Maverick Garda Pat Coyne is on a Messianic mission to nail top Dublin criminal ‘Drummer’ Cunningham and his gang, while at the same time trying to protect his wife Carmel and their three children from Cunningham’s vengeful attentions. He’d also like to rescue the gangster’s moll, Naomi. He’s the ‘Headbanger’ of the title, ‘Mr Suicide’, ‘the Dublin Dirty Harry’. Along the way we learn of his neuroses and obsessions.

On the plus side, there is much to sympathise with here, for example Coyne’s hatred of golf: ‘Golf is for emotionally disturbed whackoes’, ‘it was for failed psychopaths’; his hatred of art, which his wife Carmel has just taken up: ‘Won’t last. There’s too many at it. All that self-expression lark. There’s too much expression and too little understanding’; his hatred of DIY: ‘And the amount of DIY dickheads hanging around on Saturday morning was unbelievable. People all over the place couldn’t stop the urge to improve things. Can’t you just leave the world alone, you pack of demented dipsticks? Nothing better to do than to start taking apart your sad little semis. Guys deciding to build shelves every Saturday morning of the year until they had drilled an almighty hole in one of their plasterboard walls.’ All of this Neanderthalism on Coyne’s part is coupled with a near aesthetic ‘interest in the precision of language’, which has him fighting back the urge to go into a certain Dublin pub and tell them that it’s not ‘Embibing Emporium’ as the sign outside their door reads, but ‘Imbibing’. Even though Hamilton is doing a bit of literary slumming, you still can’t hide a good writer, and Coyne has some nicely sardonic turns of phrase, as for example when he describes Naomi as ‘a social worker’s dream’.

On the minus side, there are some truly awful puns and word plays, like ‘Shag all’ for ‘Chagall’, ‘pick your own asso’ for ‘Picasso’, and ‘Vermicelli’ for ‘Vermeer’. There are cliched scenes not worthy of Hamilton, like the appearance of that best forgotten breed, the sadistic Christian Brother, and an ‘exciting’ car chase. This is Hamilton condescending to the lowest common denominator.

Perhaps Coyne’s anti-art stance is an ironic tongue-in-cheek comment by Hamilton  on how he knows his new work will be received by the more literary of literary critics. Or perhaps he will be like Celine, who kept setting out to write best-selling blockbusters, which the critics kept hailing as great art. But I doubt it. Headbanger is an average to good thriller, but it represents Hamilton indulging in the opportunism of latching on to a hot topic, this time Dublin’s rising crime rate. It is an interesting exercise because it is by someone who was heretofore a ‘serious’ writer, but it is still a sell out by that writer. At least he seems to be having fun selling out. It remains to be seen if he will continue in this vein, or if he will revert to his earlier, more imaginative and satisfying mode.

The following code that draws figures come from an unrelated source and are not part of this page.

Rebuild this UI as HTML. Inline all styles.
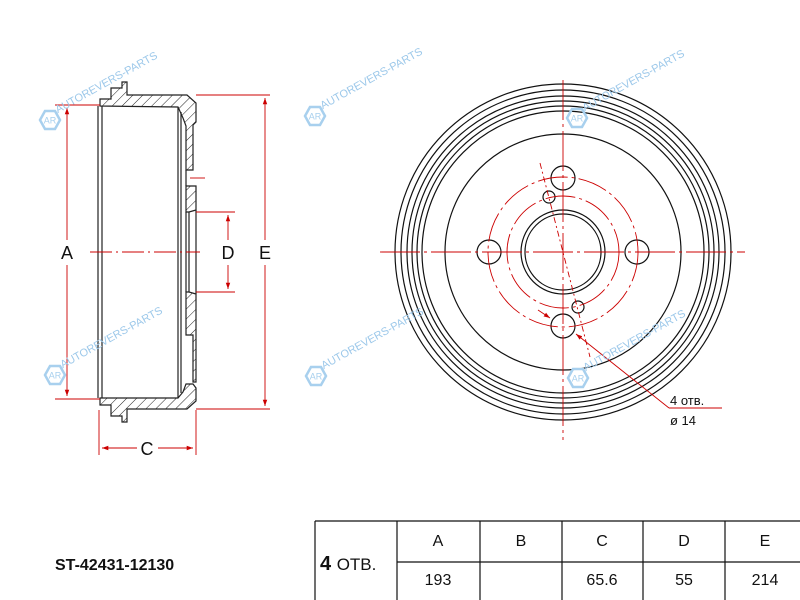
<!DOCTYPE html>
<html><head><meta charset="utf-8"><style>
html,body{margin:0;padding:0;background:#fff;width:800px;height:600px;overflow:hidden;}
svg{display:block;font-family:"Liberation Sans",Arial,sans-serif;overflow:hidden;}
</style></head><body>
<svg width="800" height="600" viewBox="0 0 800 600" xmlns="http://www.w3.org/2000/svg">
<defs>
<pattern id="h" patternUnits="userSpaceOnUse" width="7" height="7" patternTransform="rotate(45)">
<rect width="7" height="7" fill="#fff"/><line x1="0" y1="0" x2="0" y2="7" stroke="#222" stroke-width="1"/>
</pattern>
<marker id="ar" viewBox="0 0 10 10" refX="10" refY="5" markerWidth="7" markerHeight="7" orient="auto-start-reverse"><path d="M0,1.5 L10,5 L0,8.5z" fill="#c00"/></marker>
<g id="wm">
<polygon points="-10,0 -5,-9 5,-9 10,0 5,9 -5,9" fill="none" stroke="#a8d0ee" stroke-width="2.5"/>
<text x="0" y="3.5" font-size="9" fill="#a8d0ee" text-anchor="middle">AR</text>
<text x="10" y="-2" font-size="11" fill="#9cc8ea" transform="rotate(-29)">AUTOREVERS-PARTS</text>
</g>
</defs>

<g stroke="#222" stroke-width="1.2" fill="url(#h)">
<path d="M100,106 L100,99 L111,99 L111,88 L122,88 L122,82 L127,82 L127,95 L187,95 L196,103 L196,122 L193,125 L193,170 L186,170 L186,126 L183,118 L178,107 Z"/>
<path d="M186,186 L196,186 L196,210 L189,212 L186,212 Z"/>
<path d="M186,292 L189,292 L196,294 L196,382 L193,382 L193,335 L186,335 Z"/>
<path d="M100,398 L178,398 L183,392 L186,384 L193,384 L196,388 L196,401 L187,409 L127,409 L127,422 L122,422 L122,416 L111,416 L111,405 L100,405 Z"/>
</g>
<g stroke="#222" stroke-width="1.2" fill="none">
<line x1="98" y1="106" x2="98" y2="398"/><line x1="102" y1="106" x2="102" y2="398"/>
<line x1="178" y1="107" x2="178" y2="398"/><line x1="181" y1="112" x2="181" y2="393"/>
<line x1="186" y1="170" x2="186" y2="186"/><line x1="186" y1="212" x2="186" y2="292"/>
<line x1="189" y1="212" x2="189" y2="292"/>
<line x1="196" y1="210" x2="196" y2="294"/>
</g>
<g stroke="#c00" stroke-width="0.9" fill="none">
<line x1="55" y1="105" x2="100" y2="105"/><line x1="55" y1="399" x2="100" y2="399"/>
<line x1="67" y1="108" x2="67" y2="240" marker-start="url(#ar)"/><line x1="67" y1="265" x2="67" y2="396" marker-end="url(#ar)"/>
<line x1="196" y1="95" x2="270" y2="95"/><line x1="196" y1="409" x2="270" y2="409"/>
<line x1="265" y1="98" x2="265" y2="240" marker-start="url(#ar)"/><line x1="265" y1="265" x2="265" y2="406" marker-end="url(#ar)"/>
<line x1="190" y1="178" x2="205" y2="178"/>
<line x1="196" y1="212" x2="235" y2="212"/><line x1="196" y1="292" x2="235" y2="292"/>
<line x1="228" y1="215" x2="228" y2="240" marker-start="url(#ar)"/><line x1="228" y1="265" x2="228" y2="289" marker-end="url(#ar)"/>
<line x1="99" y1="410" x2="99" y2="455"/><line x1="196" y1="410" x2="196" y2="455"/>
<line x1="102" y1="448" x2="137" y2="448" marker-start="url(#ar)"/><line x1="158" y1="448" x2="193" y2="448" marker-end="url(#ar)"/>
<line x1="90" y1="252" x2="200" y2="252" stroke-dasharray="22,4,2,4"/>
</g>
<g font-size="18" fill="#111" text-anchor="middle">
<text x="67" y="259">A</text><text x="228" y="259">D</text><text x="265" y="259">E</text><text x="147" y="455">C</text>
</g>

<g stroke="#111" stroke-width="1.2" fill="none">
<circle cx="563" cy="252" r="168"/><circle cx="563" cy="252" r="162"/><circle cx="563" cy="252" r="156"/>
<circle cx="563" cy="252" r="151"/><circle cx="563" cy="252" r="146"/><circle cx="563" cy="252" r="141"/>
<circle cx="563" cy="252" r="118"/>
<circle cx="563" cy="252" r="42"/><circle cx="563" cy="252" r="38"/>
<circle cx="563" cy="178" r="12"/><circle cx="563" cy="326" r="12"/>
<circle cx="489" cy="252" r="12"/><circle cx="637" cy="252" r="12"/>
<circle cx="549" cy="197" r="6"/><circle cx="578" cy="307" r="6"/>
</g>
<g stroke="#c00" stroke-width="0.9" fill="none">
<circle cx="563" cy="252" r="75" stroke-dasharray="30,4,3,4"/>
<circle cx="563" cy="252" r="56" stroke-dasharray="30,4,3,4"/>
<line x1="380" y1="252" x2="745" y2="252" stroke-dasharray="40,4,3,4"/>
<line x1="563" y1="80" x2="563" y2="440" stroke-dasharray="40,4,3,4"/>
<line x1="540" y1="163" x2="590" y2="357" stroke-dasharray="6,3,2,3"/>
<line x1="538" y1="310" x2="550" y2="318" marker-end="url(#ar)"/>
<line x1="669" y1="408" x2="576" y2="334" marker-end="url(#ar)"/>
<line x1="669" y1="408" x2="722" y2="408"/>
</g>
<text x="670" y="405" font-size="13" fill="#111">4 отв.</text>
<text x="670" y="425" font-size="13" fill="#111">ø 14</text>

<use href="#wm" x="50" y="120"/>
<use href="#wm" x="315" y="116"/>
<use href="#wm" x="577" y="118"/>
<use href="#wm" x="55" y="375"/>
<use href="#wm" x="316" y="376"/>
<use href="#wm" x="578" y="378"/>

<text x="55" y="570" font-size="16" font-weight="bold" fill="#111">ST-42431-12130</text>

<g stroke="#111" stroke-width="1.2" fill="none">
<line x1="315" y1="521" x2="800" y2="521"/>
<line x1="397" y1="562" x2="800" y2="562"/>
<line x1="315" y1="521" x2="315" y2="600"/>
<line x1="397" y1="521" x2="397" y2="600"/>
<line x1="480" y1="521" x2="480" y2="600"/>
<line x1="562" y1="521" x2="562" y2="600"/>
<line x1="643" y1="521" x2="643" y2="600"/>
<line x1="725" y1="521" x2="725" y2="600"/>
</g>
<text x="320" y="570" font-size="20" font-weight="bold" fill="#111">4 <tspan font-size="17" font-weight="normal">ОТВ.</tspan></text>
<g font-size="16" fill="#111" text-anchor="middle">
<text x="438" y="546">A</text><text x="521" y="546">B</text><text x="602" y="546">C</text><text x="684" y="546">D</text><text x="765" y="546">E</text>
<text x="438" y="585">193</text><text x="602" y="585">65.6</text><text x="684" y="585">55</text><text x="765" y="585">214</text>
</g>
</svg>
</body></html>
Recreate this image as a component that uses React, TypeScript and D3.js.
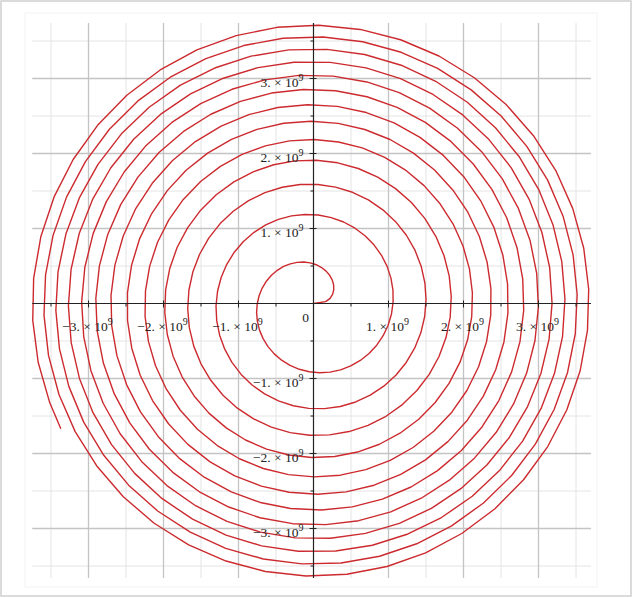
import React from "react";
import * as d3 from "d3";

// Spiral (Fermat spiral r = c * sqrt(theta)), parameters
const spiralCoefficient = 0.423e9; // c
const thetaMax = 79.0; // end angle (rad), ~12.5 turns
const thetaStep = 0.15; // sampling step of the plotted polyline

// Axis ticks (in units of 1e9)
const majorTicks = [-3, -2, -1, 1, 2, 3];
const minorTicks = [-3.5, -2.5, -1.5, -0.5, 0.5, 1.5, 2.5, 3.5];
const xTickLabels = ["\u22123.", "\u22122.", "\u22121.", "1.", "2.", "3."];
const yTickLabels = ["\u22123.", "\u22122.", "\u22121.", "1.", "2.", "3."];

const W = 633;
const H = 598;

export default function App() {
  const x = d3.scaleLinear().domain([-3.75e9, 3.7e9]).range([32.25, 591]);
  const y = d3.scaleLinear().domain([-3.66e9, 3.74e9]).range([578, 23]);

  const thetas = d3.range(0, thetaMax, thetaStep).concat([thetaMax]);
  const pts: [number, number][] = thetas.map((t) => {
    const r = spiralCoefficient * Math.sqrt(t);
    return [r * Math.cos(t), r * Math.sin(t)];
  });
  const line = d3
    .line<[number, number]>()
    .x((d) => x(d[0]))
    .y((d) => y(d[1]));

  const x0 = x(0);
  const y0 = y(0);
  const [xl, xr] = x.range();
  const [yb, yt] = y.range();
  const font = "'Liberation Serif', 'Times New Roman', serif";

  return (
    <svg
      width={W}
      height={H}
      style={{ position: "absolute", left: 0, top: 0, background: "#fff" }}
    >
      <rect x={1} y={1} width={630} height={595} fill="#fff" stroke="#cfcfcf" strokeWidth={1.5} />
      <rect x={25} y={13} width={572} height={574} fill="none" stroke="#f3f3f3" strokeWidth={1} />
      {/* minor grid */}
      {minorTicks.map((v) => (
        <g key={"mg" + v}>
          <line x1={x(v * 1e9)} x2={x(v * 1e9)} y1={yt} y2={yb} stroke="#e4e4e4" strokeWidth={1} />
          <line x1={xl} x2={xr} y1={y(v * 1e9)} y2={y(v * 1e9)} stroke="#e4e4e4" strokeWidth={1} />
        </g>
      ))}
      {/* major grid */}
      {majorTicks.map((v) => (
        <g key={"Mg" + v}>
          <line x1={x(v * 1e9)} x2={x(v * 1e9)} y1={yt} y2={yb} stroke="#c4c4c4" strokeWidth={1.3} />
          <line x1={xl} x2={xr} y1={y(v * 1e9)} y2={y(v * 1e9)} stroke="#c4c4c4" strokeWidth={1.3} />
        </g>
      ))}
      {/* spiral */}
      <path d={line(pts) || ""} fill="none" stroke="#cc2a2e" strokeWidth={1.4} strokeLinejoin="round" />
      {/* axes */}
      <line x1={xl} x2={xr} y1={y0} y2={y0} stroke="#222" strokeWidth={1.2} />
      <line x1={x0} x2={x0} y1={yt} y2={yb} stroke="#222" strokeWidth={1.2} />
      {majorTicks.map((v) => (
        <g key={"t" + v}>
          <line x1={x(v * 1e9)} x2={x(v * 1e9)} y1={y0 - 3} y2={y0 + 4} stroke="#222" strokeWidth={1} />
          <line x1={x0 - 4} x2={x0 + 3} y1={y(v * 1e9)} y2={y(v * 1e9)} stroke="#222" strokeWidth={1} />
        </g>
      ))}
      {minorTicks.map((v) => (
        <g key={"mt" + v}>
          <line x1={x(v * 1e9)} x2={x(v * 1e9)} y1={y0} y2={y0 + 3} stroke="#222" strokeWidth={1} />
          <line x1={x0 - 3} x2={x0} y1={y(v * 1e9)} y2={y(v * 1e9)} stroke="#222" strokeWidth={1} />
        </g>
      ))}
      {/* labels */}
      <g fontFamily={font} fill="#222" fontSize={13.5}>
        {majorTicks.map((v, i) => (
          <text key={"xl" + v} x={x(v * 1e9) - 1} y={y0 + 27} textAnchor="middle">
            {xTickLabels[i] + " \u00d7 10"}
            <tspan fontSize={10} dy={-6}>9</tspan>
          </text>
        ))}
        {majorTicks.map((v, i) => (
          <text key={"yl" + v} x={x0 - 10} y={y(v * 1e9) + 8} textAnchor="end">
            {yTickLabels[i] + " \u00d7 10"}
            <tspan fontSize={10} dy={-6}>9</tspan>
          </text>
        ))}
        <text x={x0 - 8} y={y0 + 18} textAnchor="middle">0</text>
      </g>
    </svg>
  );
}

One doesn’t have to notice that a well-known film producer is thanked at the beginning of the book for his generous support and encouragement during its writing, to foresee a film and a TV series of this dialogue driven story. But if there are straight-to-video movies, why aren’t there straight-to-screenplay novels?


Curtains

By Katy Hayes

(Phoenix House, £12.99)


The change in Katy Hayes’ work is not quite so discernible, and indeed Curtains may seem like a natural progression from 1995’s wonderfully witty and subversive collection of short stories, Forecourt, but it doesn’t quite have the bite or insight of its predecessor, and seems curiously toned down by comparison. The problems of making the transition from short story to full length novel may account for some of the flatness here, but not entirely.

The setting is the claustrophobic and incestuous world of Dublin theatre, a milieu that Hayes, as playwright and director, knows only too well, and which also provided the source for a couple of the stories in Forecourt. Arlene - ‘actually it’s Ar-lay-nah’ - Morrissey is a successful producer putting together a production of Over The Moon, a first play by young novelist, Isobel Coole. Isobel is outwardly a deranged wreck, throwing tantrums and attempting suicide, but it is implied that inwardly she has untold reserves of strength. Arlene is outwardly Ms Together, with a diary full of contact numbers and a plethora of telephones, but it is implied that inwardly she is crumbling. Isobel leaves her boyfriend and moves in with Arlene for the duration of the preparation and run of the show. A wide range of characters tumble across the pages, including the  actors (one of whom is Arlene’s ex-husband), the director, the cops, plus The Weirdo, who keeps leaving sinisterly personal messages on Arlene’s answering machine. Perhaps the funniest aspect of the book is Arlene’s recurring conversations with Paddy Kavanagh’s statue along the canal. But this imaginative leap is the exception rather than the rule, in what is an otherwise transparently realist text. There is the occasional nice phrase, like ‘He must have been sent by her fairy godmother or her guardian angel, depending on whether you had a Judaeo-Christian or a Hans Christian-Anderson view of the world’, but otherwise the style verges on journalese, and is, once again, dialogue driven. There is a half-hearted attempt to introduce the abortion issue, but this remains unexplored. The ending is also rather weak and inconclusive. All in all, it reads like a somewhat more sophisticated, but tellingly less bitchy, Julie Burchill. One only hopes that Ms. Hayes will not resort to the reactions of her character Isobel Coole in the book, who goes around to the house of a reviewer, the appropriately named Tommy Hatchett, who gave her play an unfavourable notice, and interrupts a dinner party he is hosting in order to give him a piece of her mind.  

Again, one feels the cinema or TV screen would be better media for this narrative, such is, like Headbanger, its fundamental accuracy of statement, and its naming of things.  Or even, given its author’s experience and its subject matter, the theatre.